И всю эту белиберду, творение неистребимого племени теоретиков (это именно племя, со своей родословной, отцами семейств, подрастающим молодым поколением), всю эту дрянь нас заставляли конспектировать, заучивать наизусть, декламировать на экзаменах и хором петь на собраниях. Странная религия, где менялись боги, менялись молитвы, но оставался неизменным ритуал и символ веры – власть партии.
Слова и понятия “совесть” в жульническом наборе карт не было и, боюсь, никогда не будет. Людей честных, распознавших нечестную игру, травили, и мы радостно и зло клеймили очередную жертву.

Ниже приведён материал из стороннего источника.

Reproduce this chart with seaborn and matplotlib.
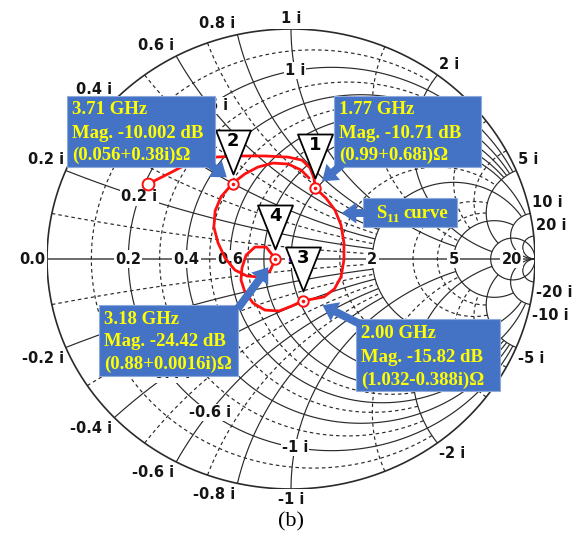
import numpy as np
import matplotlib
matplotlib.use("Agg")
import matplotlib.pyplot as plt
import seaborn as sns
import pandas as pd
from matplotlib.path import Path
from matplotlib.patches import Rectangle, FancyArrowPatch, ArrowStyle
from matplotlib.transforms import Affine2D

# ---------------- data ----------------
# measured S11 trace (reflection coefficient, real / imaginary part)
s11_re = [-0.586, -0.496, -0.402, -0.311, -0.209, -0.107, -0.012, 0.045, 0.078, 0.094,
          0.100, 0.143, 0.180, 0.205, 0.217, 0.217, 0.205, 0.178, 0.135, 0.090,
          0.050, 0.004, -0.049, -0.107, -0.156, -0.189, -0.205, -0.201, -0.184, -0.148,
          -0.102, -0.064, -0.086, -0.131, -0.180, -0.230, -0.270, -0.299, -0.316, -0.311,
          -0.287, -0.238, -0.189, -0.135, -0.074, -0.012, 0.041, 0.074]
s11_im = [0.326, 0.374, 0.426, 0.443, 0.448, 0.448, 0.443, 0.430, 0.396, 0.352,
          0.308, 0.265, 0.213, 0.148, 0.070, -0.004, -0.078, -0.130, -0.165, -0.174,
          -0.181, -0.204, -0.226, -0.222, -0.191, -0.143, -0.091, -0.039, 0.017, 0.052,
          0.052, 0.001, -0.052, -0.078, -0.074, -0.048, 0.004, 0.070, 0.139, 0.209,
          0.270, 0.330, 0.370, 0.400, 0.417, 0.413, 0.387, 0.352]

# markers: normalized impedance r + jx
marker_ids = ["1", "2", "3", "4"]
marker_r = [0.99, 0.51, 1.032, 0.88]
marker_x = [0.68, 0.40, -0.388, 0.0016]
marker_freq = ["1.77 GHz", "3.71 GHz", "2.00 GHz", "3.18 GHz"]
marker_mag = ["Mag. -10.71 dB", "Mag. -10.002 dB", "Mag. -15.82 dB", "Mag. -24.42 dB"]
marker_imp = ["(0.99+0.68i)\u03a9", "(0.056+0.38i)\u03a9", "(1.032-0.388i)\u03a9", "(0.88+0.0016i)\u03a9"]

# Smith chart grid
major_r = [0.2, 0.4, 0.6, 0.8, 1, 2, 5]
minor_r = [0.1, 0.3, 0.5, 0.7, 1.5, 3, 4]
major_x = [0.2, 0.4, 0.6, 0.8, 1, 2, 5, 10, 20]
minor_x = [0.1, 0.3, 0.5, 0.7, 1.5, 3, 4]
axis_ticks = [0.0, 0.2, 0.4, 0.6, 1, 2, 5, 20]
rim_ticks = [0.2, 0.4, 0.6, 0.8, 1, 2, 5, 10, 20]
inner_ticks = [0.2, 0.4, 0.6, 1]

# ---------------- style ----------------
sns.set_theme(style="white")
plt.rcParams["font.family"] = ["DejaVu Sans"]

W, H = 582, 544
fig = plt.figure(figsize=(W / 100, H / 100), dpi=100)
ax = fig.add_axes([47 / W, 1 - 489 / H, 488 / W, 460 / H])
ax.set_xlim(-1, 1)
ax.set_ylim(-1, 1)
ax.set_axis_off()

# pixel-based transform for annotation furniture (origin top-left)
pix = Affine2D().scale(1 / W, -1 / H).translate(0, 1) + fig.transFigure

GRID = "#2a2a2a"
LBL = "#151515"


def gamma(z):
    return (z - 1) / (z + 1)


def r_circle(r, xmax=None):
    if xmax is None:
        t = np.linspace(0, 2 * np.pi, 800)
        c, rad = r / (1 + r), 1 / (1 + r)
        return c + rad * np.cos(t), rad * np.sin(t)
    a = np.arctan(xmax)
    t = np.tan(np.linspace(-a, a, 800))
    g = gamma(r + 1j * t)
    return g.real, g.imag


def x_arc(x, rmax=None):
    a = np.pi / 2 - 1e-5 if rmax is None else np.arctan(rmax)
    s = np.tan(np.linspace(0, a, 800))
    g = gamma(s + 1j * x)
    return g.real, g.imag


solid_kw = dict(color=GRID, lw=0.85, zorder=1, solid_capstyle="butt")
dash_kw = dict(color=GRID, lw=0.85, ls=(0, (3, 2.6)), zorder=1)

# outer boundary and real axis
t = np.linspace(0, 2 * np.pi, 800)
ax.plot(np.cos(t), np.sin(t), color=GRID, lw=1.2, zorder=1)
ax.plot([-1, 1], [0, 0], color="#444444", lw=1.1, zorder=1)

# constant-resistance circles (each stopped at a reactance arc)
for r in major_r:
    ax.plot(*r_circle(r, 5 if r < 1 else 10), **solid_kw)
ax.plot(*r_circle(10), **solid_kw)
for r in minor_r:
    ax.plot(*r_circle(r, 2 if r < 1 else 5), **dash_kw)

# constant-reactance arcs (each stopped at a resistance circle)
for x in major_x:
    if x < 1:
        rmax = 2
    elif x == 1:
        rmax = 5
    elif x <= 5:
        rmax = 10
    else:
        rmax = None
    for sgn in (1, -1):
        ax.plot(*x_arc(sgn * x, rmax), **solid_kw)
for x in minor_x:
    for sgn in (1, -1):
        ax.plot(*x_arc(sgn * x, 2 if x < 1 else 5), **dash_kw)

lbl_font = dict(fontsize=10.5, fontweight="bold", color=LBL, family="DejaVu Sans")
wbox = dict(boxstyle="square,pad=0.08", fc="white", ec="none")

# resistance labels on the real axis
for v in axis_ticks:
    g = gamma(complex(v))
    if v == 0:
        ax.annotate("0.0", (g.real, 0), xytext=(-1, 0), textcoords="offset points",
                    ha="right", va="center", zorder=3, **lbl_font)
    else:
        ax.annotate(f"{v:g}", (g.real, 0), ha="center", va="center",
                    bbox=wbox, zorder=3, **lbl_font)

# reactance labels around the rim
for v in rim_ticks:
    for sgn in (1, -1):
        g = gamma(1j * sgn * v)
        c, s = g.real, g.imag
        if abs(c) < 0.05:
            ha, dx = "center", 0
        else:
            ha, dx = ("left", 1.5) if c > 0 else ("right", -1.5)
        va, dy = ("bottom", 2.5) if s > 0 else ("top", -2.5)
        txt = f"{v:g} i" if sgn > 0 else f"-{v:g} i"
        ax.annotate(txt, (c, s), xytext=(dx, dy), textcoords="offset points",
                    ha=ha, va=va, zorder=3, annotation_clip=False, **lbl_font)

# reactance labels along the r = 0.2 circle
for v in inner_ticks:
    for sgn in (1, -1):
        g = gamma(0.2 + 1j * sgn * v)
        txt = f"{v:g} i" if sgn > 0 else f"-{v:g} i"
        ax.annotate(txt, (g.real, g.imag), ha="center", va="center",
                    bbox=wbox, zorder=3, **lbl_font)

# centre of the chart
ax.plot([0], [0], marker="o", ms=4, color="#6a0dff", mec="none", zorder=4)

# ---------------- S11 curve ----------------
curve = pd.DataFrame({"re": s11_re, "im": s11_im})
sns.lineplot(data=curve, x="re", y="im", sort=False, estimator=None, ax=ax,
             color="#ff1010", lw=2.0, zorder=5)
ax.lines[-1].set_solid_joinstyle("round")
ax.plot([s11_re[0]], [s11_im[0]], marker="o", ms=8.5, mfc="white", mec="#ff1010",
        mew=1.4, zorder=6)

mz = np.array(marker_r) + 1j * np.array(marker_x)
mg = gamma(mz)
ax.plot(mg.real, mg.imag, ls="none", marker="o", ms=7.5, mfc="white",
        mec="#ff1010", mew=1.4, zorder=6)
ax.plot(mg.real, mg.imag, ls="none", marker="o", ms=2.6, color="#ff1010",
        mec="none", zorder=7)

# marker flags: inverted triangles above each point
tri = Path([(0, 10), (-17.5, 54), (17.5, 54), (0, 10)],
           [Path.MOVETO, Path.LINETO, Path.LINETO, Path.CLOSEPOLY])
ax.plot(mg.real, mg.imag, ls="none", marker=tri, ms=2 * 54 * 0.72, mfc="white",
        mec="black", mew=1.3, zorder=8)
for gid, g in zip(marker_ids, mg):
    ax.annotate(gid, (g.real, g.imag), xytext=(0, 31), textcoords="offset points",
                ha="center", va="center", fontsize=13, fontweight="bold",
                color="black", zorder=9)

# ---------------- call-out boxes ----------------
BLUE = "#4472c4"
YEL = "#ffff00"
box_font = dict(fontsize=13.5, fontweight="bold", color=YEL,
                family="Liberation Serif", transform=pix, zorder=11)


def callout(x0, y0, x1, y1, lines, tx, ty):
    fig.add_artist(Rectangle((x0, y0), x1 - x0, y1 - y0, transform=pix,
                             fc=BLUE, ec="#8eaadb", lw=0.8, zorder=10))
    for line, yy in zip(lines, ty):
        fig.text(tx, yy, line, ha="left", va="center", **box_font)


def arrow(tail, tip):
    fig.add_artist(FancyArrowPatch(tail, tip, transform=pix,
                                   arrowstyle=ArrowStyle.Simple(head_length=0.55, head_width=0.8,
                                                                tail_width=0.3),
                                   mutation_scale=19, color=BLUE, lw=0, zorder=12))


order = [1, 0, 3, 2]  # 3.71, 1.77, 3.18, 2.00 GHz boxes
boxes = [(67, 96, 215, 167, 72, (110, 133, 155)),
         (334, 96, 481, 167, 339, (110, 133, 155)),
         (99, 305, 238, 376, 104, (320, 342, 364)),
         (356, 319, 500, 391, 361, (334, 357, 380))]
for i, (x0, y0, x1, y1, tx, ty) in zip(order, boxes):
    callout(x0, y0, x1, y1, [marker_freq[i], marker_mag[i], marker_imp[i]], tx, ty)

arrow((204, 160), (229, 179))
arrow((344, 163), (320, 183))
arrow((236, 311), (270, 265))
arrow((364, 326), (320, 304))

# S11 label box
fig.add_artist(Rectangle((363, 198), 94, 29, transform=pix, fc=BLUE, ec="#8eaadb",
                         lw=0.8, zorder=10))
fig.text(376, 213, "S", ha="left", va="center", **box_font)
fig.text(387, 219, "11", ha="left", va="center", **{**box_font, "fontsize": 9.5})
fig.text(403, 213, "curve", ha="left", va="center", **box_font)
arrow((372, 213), (339, 213))

# caption
fig.text(291, 522, "(b)", ha="center", va="center", fontsize=16,
         family="Liberation Serif", color="black", transform=pix)

fig.savefig("out.png", dpi=100)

“Традиционные ценности” отчаянно защищались, уползали с ворчанием, расточались в яростных спорах. Социализм, Октябрьская революция, Ленин, “ведет на подвиги советские народы Коммунистическая партия страны”…
“Все призрак, пепел, прах и дым. Исчезнет все, как вихорь пыльный…”
Отступление № 3,
продолжение отступления № 2,
чрезвычайно краткое
“В нашей действительности невозможно допустить, что принципом отношений с подчиненными, равными себе, начальниками, со всем окружающим человеческим миром может быть честность. За этим видится самый изощренный подвох”.
Так писал в своем дневнике мой ближайший когда-то друг, индоиранский житейский философ Кришнамурти. Думается, что, путаясь в трех соснах заблуждений, он набрел-таки на близкую к истине мысль.